# Work required:
Read the listing and extract each line that includes the word "this".

# Rows:
········

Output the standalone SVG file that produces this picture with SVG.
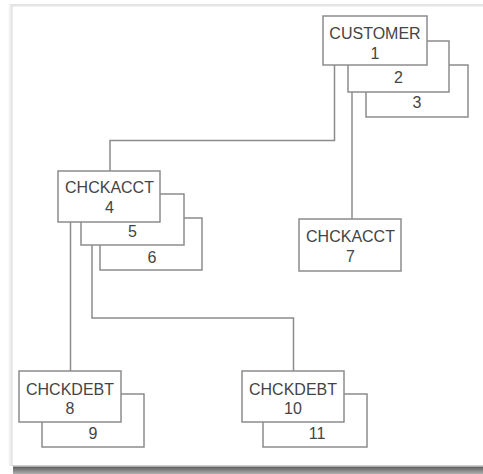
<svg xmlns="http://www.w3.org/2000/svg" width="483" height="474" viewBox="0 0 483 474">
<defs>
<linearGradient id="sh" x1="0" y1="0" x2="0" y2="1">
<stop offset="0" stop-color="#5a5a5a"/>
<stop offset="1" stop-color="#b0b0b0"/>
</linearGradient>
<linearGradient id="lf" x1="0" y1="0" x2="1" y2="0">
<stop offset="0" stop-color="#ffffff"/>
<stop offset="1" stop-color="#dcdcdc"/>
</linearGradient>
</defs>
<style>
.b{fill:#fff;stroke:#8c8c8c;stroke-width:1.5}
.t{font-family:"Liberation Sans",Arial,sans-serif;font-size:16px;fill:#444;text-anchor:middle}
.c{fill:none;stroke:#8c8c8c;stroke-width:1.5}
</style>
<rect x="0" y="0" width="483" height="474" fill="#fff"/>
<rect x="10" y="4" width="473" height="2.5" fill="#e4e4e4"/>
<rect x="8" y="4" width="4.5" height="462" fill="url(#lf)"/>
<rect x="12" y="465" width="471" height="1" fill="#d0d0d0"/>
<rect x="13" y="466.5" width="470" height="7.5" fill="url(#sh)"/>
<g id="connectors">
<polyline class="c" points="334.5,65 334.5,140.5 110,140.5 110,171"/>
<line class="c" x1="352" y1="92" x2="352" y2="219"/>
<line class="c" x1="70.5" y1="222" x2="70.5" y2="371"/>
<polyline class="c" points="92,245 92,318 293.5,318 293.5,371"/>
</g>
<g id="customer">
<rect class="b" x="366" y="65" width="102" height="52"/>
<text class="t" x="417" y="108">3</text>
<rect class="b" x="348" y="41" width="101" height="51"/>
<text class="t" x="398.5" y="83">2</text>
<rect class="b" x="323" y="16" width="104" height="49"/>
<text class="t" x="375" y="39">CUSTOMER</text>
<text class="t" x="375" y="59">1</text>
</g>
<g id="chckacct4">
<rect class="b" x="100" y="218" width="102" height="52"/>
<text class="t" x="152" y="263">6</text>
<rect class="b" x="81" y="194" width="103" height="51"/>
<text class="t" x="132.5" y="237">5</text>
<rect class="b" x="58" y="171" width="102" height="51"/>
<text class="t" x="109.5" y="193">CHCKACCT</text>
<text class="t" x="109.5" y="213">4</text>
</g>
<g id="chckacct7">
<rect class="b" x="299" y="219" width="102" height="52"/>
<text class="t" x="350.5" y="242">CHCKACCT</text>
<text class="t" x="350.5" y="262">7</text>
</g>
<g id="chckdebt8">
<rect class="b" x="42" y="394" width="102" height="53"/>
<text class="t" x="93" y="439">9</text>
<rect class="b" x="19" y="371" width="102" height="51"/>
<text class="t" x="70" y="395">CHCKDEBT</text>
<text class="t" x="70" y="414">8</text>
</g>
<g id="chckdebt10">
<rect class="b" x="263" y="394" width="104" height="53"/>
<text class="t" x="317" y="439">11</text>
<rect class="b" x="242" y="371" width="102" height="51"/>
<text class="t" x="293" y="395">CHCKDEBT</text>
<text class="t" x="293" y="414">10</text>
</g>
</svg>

········

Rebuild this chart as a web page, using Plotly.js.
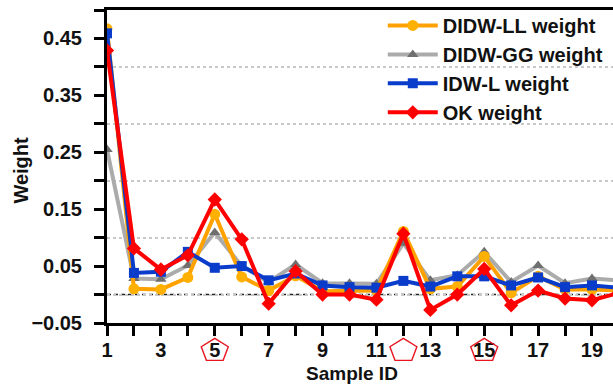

········

# Exercise solution:
Output the standalone SVG file that produces this picture with SVG.
Rebuild this chart as a web page, using Plotly.js.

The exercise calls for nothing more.